Ferro rod affecting heat treatment?

jgn

Joined
Jun 17, 2013
Messages
78
Just a simple question.
Will the heat from striking a ferro rod, ruin the heat treatment of a knife blade?

just wondering.

Jonas
 
No. Most blades are tempered at around 400ºF or higher... To ruin the heat-treatment you would have to get the entire blade up to above 400ºF.
 
No, it won't. Also, don't use the edge of the knife. Square a spot on the spine off, if you already don't have a squared spine.
 
That blade is subjected to "sparks" more than any real heat, and to a VERY small area of the blade. Any heat there is quickly drawn away by the rest of the blade...thermal conductivity...
 
Nope, not gonna do one ounce of harm, aside from some dulling if you are striking with the cutting edge.
 
No. Most blades are tempered at around 400ºF or higher... To ruin the heat-treatment you would have to get the entire blade up to above 400ºF.

I thought heat treating was generally north of 1500 degrees depending on the steel?
 
What about knives with low HRC heat treating? Like Victorinox and Case's Tru-Sharp...
I've always wondered this too.
 
What about knives with low HRC heat treating? Like Victorinox and Case's Tru-Sharp...
I've always wondered this too.

This if for the quoted post and the one above it. The heat treating process is a multiple stage process. Steel is heated to a proper temperature, specific to each steel, Sometimes 2000f or more but basically never below 1450. The steel is then rapidly cooled hardening the steel. If you left the steel like this it would be super hard, but about at delicate as glass. The steel is then tempered back by heating at a lower temperature to soften the steel up some and give it some toughness back. The higher the tempering temperature, the softer the final hardness will be. So to answer the questions, softer blades can typically withstand a higher temp before sustaining further unwanted softening. Keep in mind that virtually no steel is tempered at temps below 350, so unless your ferro rod is heating a large portion of the blade to 350 or greater, (which it won't) there is no danger.

This is an oversimplification but it's about the best way I could think of to explain it without getting into a full on discussion on metallurgy. Remember, most people call the entire heat treating process tempering, it's not. That just one of the steps in the overall process of achieving final hardness
 
I thought heat treating was generally north of 1500 degrees depending on the steel?

heat treating is done at that temp, but at the end of the process the steel is very hard and brittle. To let the steel be more malleable and "tough" and keep it from shattering, it is tempered at 400 or so degrees.
 
heat treating is done at that temp, but at the end of the process the steel is very hard and brittle. To let the steel be more malleable and "tough" and keep it from shattering, it is tempered at 400 or so degrees.

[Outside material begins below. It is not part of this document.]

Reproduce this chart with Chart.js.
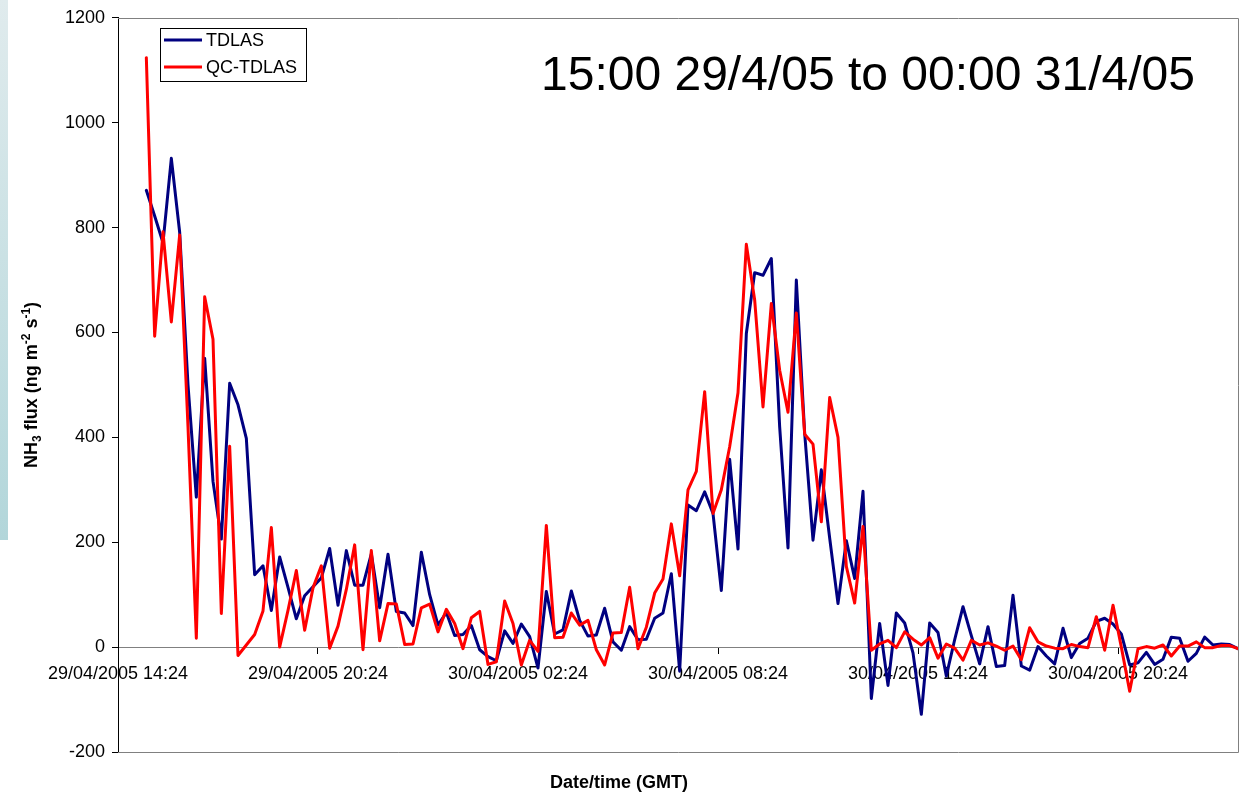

Some have tempering temps in the 1000 deg. F. range.
 
That blade is subjected to "sparks" more than any real heat, and to a VERY small area of the blade. Any heat there is quickly drawn away by the rest of the blade...thermal conductivity...

This. The rest of the blade acts like a heatsink drawing heat away from the heated area. It's unlikely you could get a small spot that hot, that fast. Also it would be friction that accounts for most of the heating of the blade, it any. Not the sparks. There is no thermal conductivity between the sparks and the blade.